ERROR: GPU:0: Idling display engine timed out
after resuming from hibernate.
X server freezes and I ssh to kill it and reboot.
I upgraded to a core i5 skylake CPU and 8GB ram. (next step in the future would be a corei7 kabylake)
The random " ERROR: GPU:0: Idling display engine timed out" disappeared.
Incidentally a “hotplug” warning on hibernate disappeared as well. I’m not sure they are related but even with heavy ram usage, my system is very robust right now.
My laptop is an i7-6700HQ with 32GB of RAM… so not really in need of an upgrade.
This morning I tested with 378.13 and the 4.4 and 4.10 kernels, same black screen with cursor issue as always. Backleveling to 364.19 or earlier fixed the problem, as usual.
Ok, let me sum things up I’m getting from your description and your logs:
-You have a Clevo 650 Optimus laptop with 980m dGPU
-The iGPU is disabled in bios, so no Optimus
-You have one internal HiDPI display and one external HiDPI display connected
-You don’t have an xorg.conf, so xserver runs autoconfigured (xorg.conf not in logs)
-Xserver detects the right resolution 6400 x 2160 but driver bails out on setting modes
-From logs: xrandr says you have a 1280x800 internal display connected<-wrong
Is this correct?
Two things to try:
-Generate a xorg.conf, generate some modelines for some standard resolution and force them in xorg.conf
-Activate hybrid mode in bios and try to setup prime
-You have one internal HiDPI display and one external HiDPI display connected
The external display isn’t HiDPI - it’s a double-wide 2560x1080 screen. I get the same results with this screen disconnected entirely.
From logs: xrandr says you have a 1280x800 internal display connected<-wrong
You are correct in the statement that this is wrong. There is no 1280x800 screen. The built in 3840x2160 gsync screen actually doesn’t even show any other hardware resolutions under Linux, the only way to change the resolution is to override it in the nVidia driver (which offers a “1920x1080 (software)” option) and does not work very well at all in my experience - sometimes it works, sometimes the Unity launcher freaks out and disappears.
Things to try:
I’ve tried to stay away from overriding xorg.conf like the old days, because I disconnect/connect this system to different monitors every single day. Also, seven or eight months back, I tried to find out the exact make of the internal display and turned up zero as to any specs, supported modes, or even the manufacturer.

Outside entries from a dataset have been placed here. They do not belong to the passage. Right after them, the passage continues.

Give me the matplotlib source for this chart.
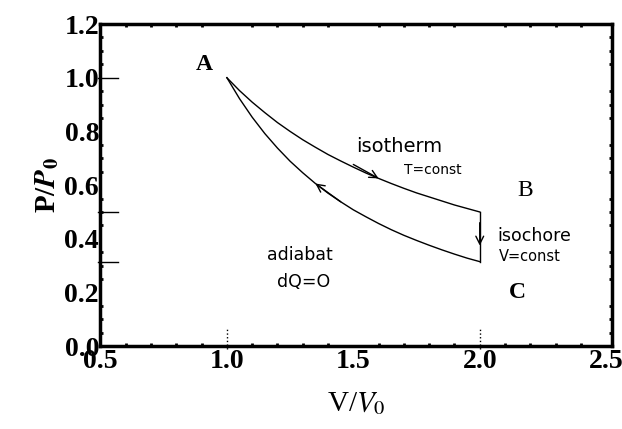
import matplotlib
matplotlib.use("Agg")
import matplotlib.pyplot as plt
from matplotlib.ticker import MultipleLocator

plt.rcParams['mathtext.fontset'] = 'stix'

# values
v_iso = [1.0, 1.05, 1.1, 1.15, 1.2, 1.25, 1.3, 1.35, 1.4, 1.45, 1.5,
         1.55, 1.6, 1.65, 1.7, 1.75, 1.8, 1.85, 1.9, 1.95, 2.0]
p_iso = [1.0, 0.952, 0.909, 0.870, 0.833, 0.800, 0.769, 0.741, 0.714, 0.690, 0.667,
         0.645, 0.625, 0.606, 0.588, 0.571, 0.556, 0.541, 0.526, 0.513, 0.5]
v_adi = [1.0, 1.05, 1.1, 1.15, 1.2, 1.25, 1.3, 1.35, 1.4, 1.45, 1.5,
         1.55, 1.6, 1.65, 1.7, 1.75, 1.8, 1.85, 1.9, 1.95, 2.0]
p_adi = [1.0, 0.922, 0.853, 0.792, 0.738, 0.689, 0.646, 0.606, 0.570, 0.538, 0.508,
         0.482, 0.457, 0.434, 0.413, 0.394, 0.376, 0.359, 0.343, 0.328, 0.315]
v_cho = [2.0, 2.0]
p_cho = [0.5, 0.315]

xticks = [0.5, 1.0, 1.5, 2.0, 2.5]
yticks = [0.0, 0.2, 0.4, 0.6, 0.8, 1.0, 1.2]

serif = ['Liberation Serif', 'DejaVu Serif']
hand = ['DejaVu Sans']

fig = plt.figure(figsize=(6.22, 4.29), dpi=100)
ax = fig.add_axes([0.1615, 0.193, 0.822, 0.751])

ax.plot(v_iso, p_iso, color='black', lw=1.0)
ax.plot(v_adi, p_adi, color='black', lw=1.0)
ax.plot(v_cho, p_cho, color='black', lw=1.0)

arrow = dict(arrowstyle='->', color='black', lw=1.0, mutation_scale=14, shrinkA=0, shrinkB=0)
ax.annotate('', xy=(v_iso[12], p_iso[12]), xytext=(v_iso[10], p_iso[10] + 0.01), arrowprops=arrow)
ax.annotate('', xy=(v_adi[7], p_adi[7]), xytext=(v_adi[9], p_adi[9]), arrowprops=arrow)
ax.annotate('', xy=(2.0, 0.375), xytext=(2.0, 0.46), arrowprops=arrow)

# state labels
ax.text(0.91, 1.05, 'A', fontsize=17, fontweight='bold', family=serif, ha='center', va='center')
ax.text(2.18, 0.58, 'B', fontsize=17, family=serif, ha='center', va='center')
ax.text(2.15, 0.20, 'C', fontsize=17, fontweight='bold', family=serif, ha='center', va='center')

# handwritten notes
ax.text(1.51, 0.745, 'isotherm', fontsize=14, family=hand, ha='left', va='center')
ax.text(1.70, 0.655, 'T=const', fontsize=10, family=hand, ha='left', va='center')
ax.text(2.07, 0.41, 'isochore', fontsize=12.5, family=hand, ha='left', va='center')
ax.text(2.075, 0.335, 'V=const', fontsize=10.5, family=hand, ha='left', va='center')
ax.text(1.16, 0.34, 'adiabat', fontsize=12.5, family=hand, ha='left', va='center')
ax.text(1.20, 0.24, 'dQ=O', fontsize=12.5, family=hand, ha='left', va='center')

# marker ticks crossing the spines
for pv in [1.0, 0.5, 0.315]:
    ax.plot([0.49, 0.57], [pv, pv], color='black', lw=1.0, clip_on=False)
for vv in [1.0, 2.0]:
    ax.plot([vv, vv], [-0.01, 0.07], color='black', lw=1.0, ls=':', clip_on=False)

ax.set_xlim(0.5, 2.522)
ax.set_ylim(0.0, 1.2)
ax.set_xticks(xticks)
ax.set_yticks(yticks)
ax.set_xticklabels(['%.1f' % t for t in xticks], family=serif, fontweight='bold', fontsize=20)
ax.set_yticklabels(['%.1f' % t for t in yticks], family=serif, fontweight='bold', fontsize=20)
ax.xaxis.set_minor_locator(MultipleLocator(0.1))
ax.yaxis.set_minor_locator(MultipleLocator(0.05))
ax.tick_params(which='major', direction='in', length=0, pad=2)
ax.tick_params(which='minor', direction='in', length=2, width=2, top=True, right=True)
ax.tick_params(axis='y', pad=1)

for s in ax.spines.values():
    s.set_linewidth(2.5)

ax.set_xlabel(r'V/$V_0$', fontsize=21, family=serif, labelpad=12)
ax.set_ylabel(r'P/$\mathbfit{P}_\mathbf{0}$', fontsize=21, family=serif, fontweight='bold', labelpad=2)

fig.savefig('out.png', dpi=100)
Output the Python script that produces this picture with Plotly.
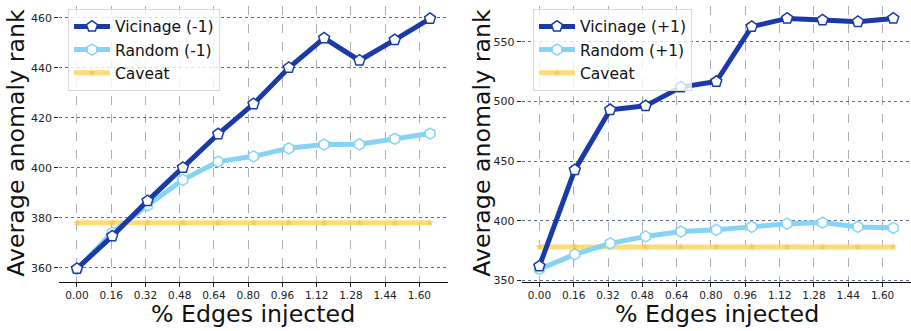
import plotly.graph_objects as go

# Fraction of edges injected (%), 11 steps
edges_pct = [0.0, 0.165, 0.33, 0.495, 0.66, 0.825, 0.99, 1.155, 1.32, 1.485, 1.65]
tick_vals = [0.0, 0.16, 0.32, 0.48, 0.64, 0.80, 0.96, 1.12, 1.28, 1.44, 1.60]
tick_text = ["0.00", "0.16", "0.32", "0.48", "0.64", "0.80", "0.96", "1.12", "1.28", "1.44", "1.60"]

# Left panel: edges removed (-1)
vicinage_minus = [359.7, 372.7, 386.8, 400.1, 413.5, 425.5, 440.0, 451.8, 442.9, 451.1, 459.6]
random_minus = [359.5, 374.1, 385.0, 395.2, 402.5, 404.6, 407.8, 409.3, 409.4, 411.6, 413.7]
caveat_minus = [378.0] * 11

# Right panel: edges added (+1)
vicinage_plus = [361.8, 442.6, 493.1, 496.4, 512.1, 516.8, 562.9, 569.8, 568.4, 567.0, 569.8]
random_plus = [359.3, 371.7, 381.0, 386.8, 390.9, 392.3, 394.8, 397.5, 398.4, 394.8, 394.0]
caveat_plus = [378.0] * 11

left_yticks = [360, 380, 400, 420, 440, 460]
right_yticks = [350, 400, 450, 500, 550]

DARK_BLUE = "#1a3aa8"
LIGHT_BLUE = "#86d3f5"
GOLD = "rgba(255,214,100,0.85)"
FONT = "DejaVu Sans"

W, H = 911, 331
fig = go.Figure()


def add_panel(xa, ya, legend, vic, rnd, cav, tag):
    fig.add_trace(go.Scatter(
        x=edges_pct, y=cav, name="Caveat", mode="lines+markers",
        line=dict(color=GOLD, width=5),
        marker=dict(symbol="star", size=6, color="rgba(245,200,80,0.9)"),
        xaxis=xa, yaxis=ya, legend=legend, legendrank=3))
    fig.add_trace(go.Scatter(
        x=edges_pct, y=rnd, name=f"Random ({tag})", mode="lines+markers",
        line=dict(color=LIGHT_BLUE, width=5),
        marker=dict(symbol="hexagon", size=11, color="white",
                    line=dict(color=LIGHT_BLUE, width=1.5)),
        xaxis=xa, yaxis=ya, legend=legend, legendrank=2))
    fig.add_trace(go.Scatter(
        x=edges_pct, y=vic, name=f"Vicinage ({tag})", mode="lines+markers",
        line=dict(color=DARK_BLUE, width=5),
        marker=dict(symbol="pentagon", size=11.5, color="white",
                    line=dict(color=DARK_BLUE, width=1.5)),
        xaxis=xa, yaxis=ya, legend=legend, legendrank=1))


add_panel("x", "y", "legend", vicinage_minus, random_minus, caveat_minus, "-1")
add_panel("x2", "y2", "legend2", vicinage_plus, random_plus, caveat_plus, "+1")

y_bottom = 1 - 286 / H
y_top = 1 - 6 / H

xaxis_common = dict(
    tickvals=tick_vals, ticktext=tick_text, range=[-0.0825, 1.7325],
    ticks="outside", ticklen=4, tickcolor="#222", showline=True, linecolor="#111",
    linewidth=1.2, showgrid=True, gridcolor="#a9b0bc", griddash="dash", gridwidth=1,
    zeroline=False, tickfont=dict(family=FONT, size=10.5, color="#222"),
)
yaxis_common = dict(
    ticks="outside", ticklen=4, tickcolor="#222", showline=False,
    showgrid=True, gridcolor="#5b6a86", griddash="dot", gridwidth=1,
    zeroline=False, tickfont=dict(family=FONT, size=11, color="#222"),
)

legend_style = dict(
    xanchor="left", yanchor="top",
    bgcolor="rgba(255,255,255,0.8)", bordercolor="#d8d8d8", borderwidth=1,
    font=dict(family=FONT, size=15.5, color="#111"), itemwidth=36,
    tracegroupgap=0,
)

fig.update_layout(
    width=W, height=H, margin=dict(l=0, r=0, t=0, b=0),
    paper_bgcolor="white", plot_bgcolor="white",
    font=dict(family=FONT, color="#111"),
    xaxis=dict(domain=[59.3 / W, 447.7 / W], anchor="y", **xaxis_common),
    yaxis=dict(domain=[y_bottom, y_top], anchor="x", range=[354.5, 464.7],
               tickvals=left_yticks, **yaxis_common),
    xaxis2=dict(domain=[521.7 / W, 1.0], anchor="y2", **xaxis_common),
    yaxis2=dict(domain=[y_bottom, y_top], anchor="x2", range=[348.8, 580.3],
                tickvals=right_yticks, **yaxis_common),
    legend=dict(x=68 / W, y=1 - 9 / H, **legend_style),
    legend2=dict(x=533 / W, y=1 - 9 / H, **legend_style),
    showlegend=True,
)

# Axis titles
for xc in (253.5 / W, 717 / W):
    fig.add_annotation(text="% Edges injected", x=xc, y=1 - 319 / H, xref="paper",
                       yref="paper", xanchor="center", yanchor="middle",
                       showarrow=False, font=dict(family=FONT, size=23.7, color="#111"))
for xc in (16 / W, 482 / W):
    fig.add_annotation(text="Average anomaly rank", x=xc, y=1 - 145 / H, xref="paper",
                       yref="paper", xanchor="center", yanchor="middle",
                       showarrow=False, textangle=-90,
                       font=dict(family=FONT, size=23.7, color="#111"))

fig.write_html("out.html")
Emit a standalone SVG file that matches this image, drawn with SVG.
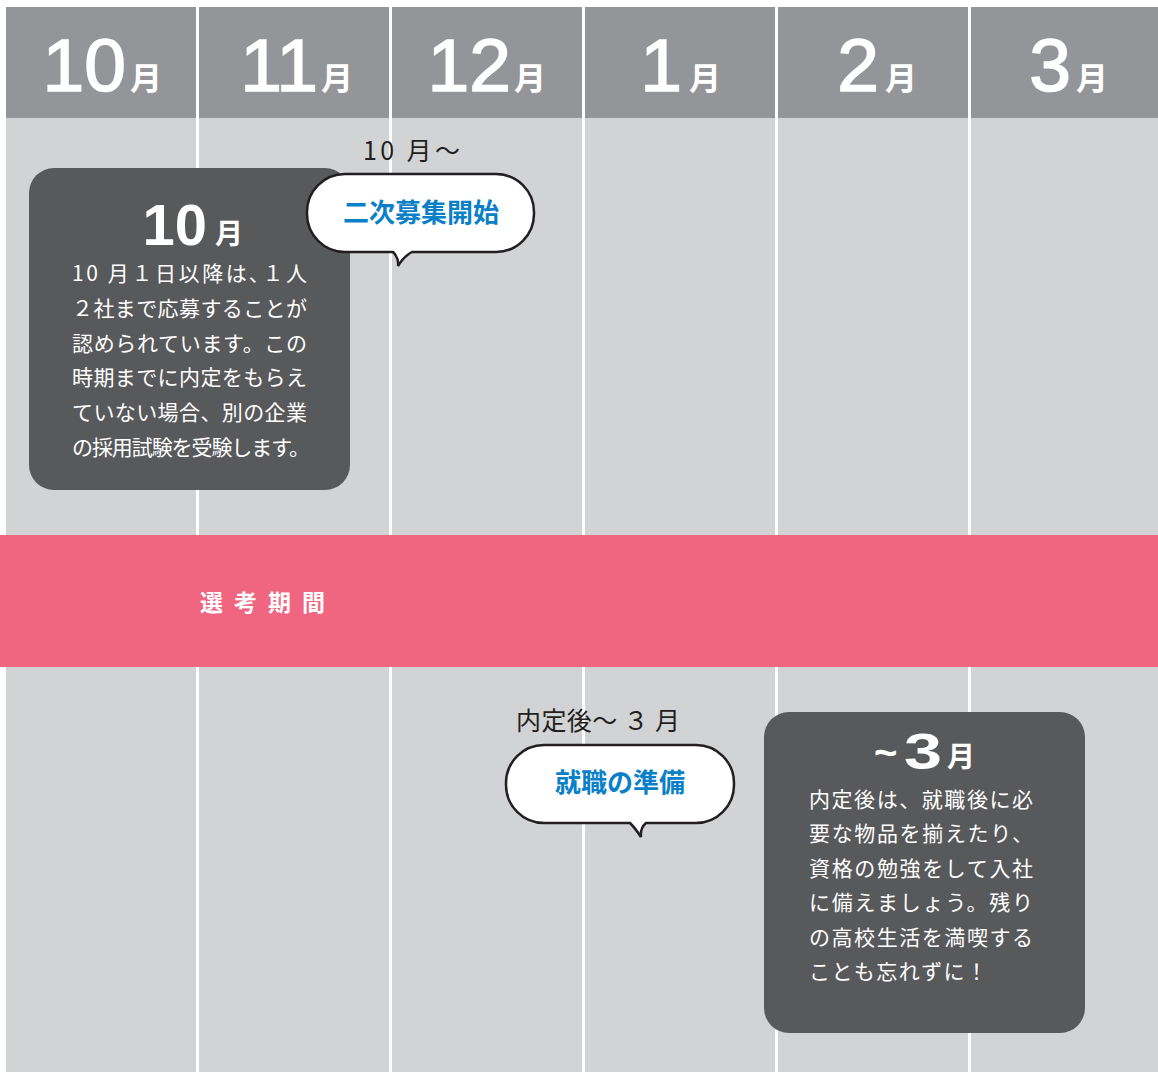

Prime works fine in 364.19 and most drivers before (there are a few previous to that version that didn’t work either, then even older ones that do work), so I’ve been keeping that enabled since I use this laptop on battery 3 hours a day.
Sorry, you’re getting something very wrong here. According to your last logs, you’re not using prime. Your iGPU is disabled. Furthermore, you can’t use prime without an xorg.conf.
You can use prime-select as often as you want to switch to intel or nvidia, as long as the iGPU is disabled in BIOS it does not have any effect. You can have a look at /var/log/gpu-manager.log, it will probably tell you that there is nothing to switch to.
Edit: When using the Ubuntu nvidia-prime infrastructure, it will generate a xorg.conf for you but only if the iGPU is enabled.
I did forget that I had disabled the iGPU some time back as a simpler workaround to the nvidia-367 bug where it would pick the intel driver instead of the modesetting driver when using prime. Since I constantly had to revert to 367, it seemed like an expedient way to make it work and take the iGPU and Prime out of the equation when troubleshooting.
Now, I wouldn’t expect that re-enabling the iGPU would help with a problem that seems specific to nVidia driver versions post 367… but I’ll be damned it the 378 driver does not now work! I know I had tested previous versions with the iGPU re-enabled, but probably not the last two or three versions.